In a delayed branch, the execution cycle with a branch delay of length n is

Branch instr
sequential successor 1
sequential successor 2
. . . . .
sequential successor n
Branch target if taken
Sequential successors are in the branch-delay slots. These instructions are executed whether or not the branch is taken.

The pipeline behavior of the DLX pipeline, which has one branch delay slot is shown below:
 
Untaken branch instr IF ID EX MEM WB        
Branch delay instr(i+1)   IF ID EX MEM WB      
Instr i+2     IF ID EX MEM WB    
Instr i+3       IF ID EX MEM WB  
Instr i+4         IF ID  EX MEM WB
 
Taken branch instr IF ID EX MEM WB        
Branch delay instr(i+1)   IF ID EX MEM WB      
Branch target     IF ID  EX MEM WB    
Branch target+1       IF ID EX MEM WB  
Branch target+2         IF ID EX MEM WB

The job of the compiler is to make the successor instructions valid and useful.
We will show three branch-scheduling schemes:

From before branch
From target
From fall through
Scheduling the branch-delay slot.

The left box in each pair shows the code before scheduling, the right box shows the scheduled code

In (a) the delay slot is scheduled with an independent instruction from before the branch. This is the best choice.

Strategies (b) and (c) are used when (a) is not possible.

In the code sequences for (b) and (c), the use of R1 in the branch condition prevents the ADD instruction (whose destination is R1) from being moved after the branch.

In (b) the branch-delay slot is scheduled from the target of the branch; usually the target instruction will need to be copied because it can be reached by another path.

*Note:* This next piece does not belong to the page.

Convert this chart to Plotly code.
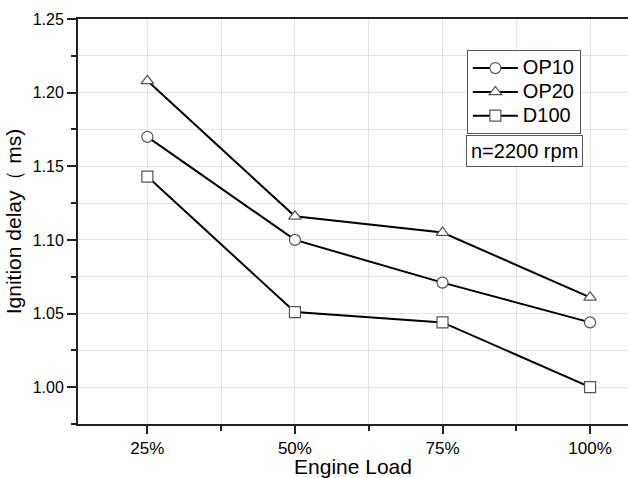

In (c) the branch-delay slot is scheduled from the not-taken fall through

To make this optimazation legal for (b) and (c), it must be OK to execute the SUB instruction when the branch goes in the unexpected direction. OK means that the work might be wasted but the program will still execute correctly.


 
Scheduling strategy Requirements When Improves Performance
From before branch Branch must not depend on the rescheduled instructions Always
From target Must be OK to execute rescheduled instructions if branch is not taken When branch is taken. May enlarge program if instructions are duplicated
From fall though Must be OK to execute instructions if branch is taken When branch is not taken

The limitations on delayed-branch scheduling arise from
the restrictions on the instructions that are scheduled into the delay slots and
our ability to predict at compile time whether a branch is likely to be taken or not.
 

Cancelling Branch

To improve the ability of the compiler to fill branch delay slots, most machines with conditional branches have introduced a cancelling branch. In a cancelling branch the instruction includes the direction that the branch was predicted.
- if the branch behaves as predicted, the instruction in the branch delay slot is fully executed;
- if the branch is incorrectly predicted, the instruction in the delay slot is turned into no-op(idle).
 
The behavior of a predicted-taken cancelling branch depends on whether the branch is taken or not:
Untaken branch instr IF ID EX MEM WB        
Branch delay instr(i+1)   IF ID idle idle idle      
Instr i+2     IF ID EX MEM WB    
Instr i+3       IF ID EX MEM WB  
Instr i+4         IF ID  EX MEM WB
 
Taken branch instr IF ID EX MEM WB        
Branch delay instr(i+1)   IF ID EX MEM WB      
Branch target     IF ID  EX MEM WB    
Branch target+1       IF ID EX MEM WB  
Branch target+2         IF ID EX MEM WB

The advantage of cancelling branches is that they eliminate the requirements on the instruction placed in the delay slot.

Delayed branches are an architecturally visible feature of the pipeline. This is the source both of their advantage - allowing the use of simple compiler scheduling to reduce branch penalties; and
their disadvantage - exposing an aspect of the implementation that is likely to change.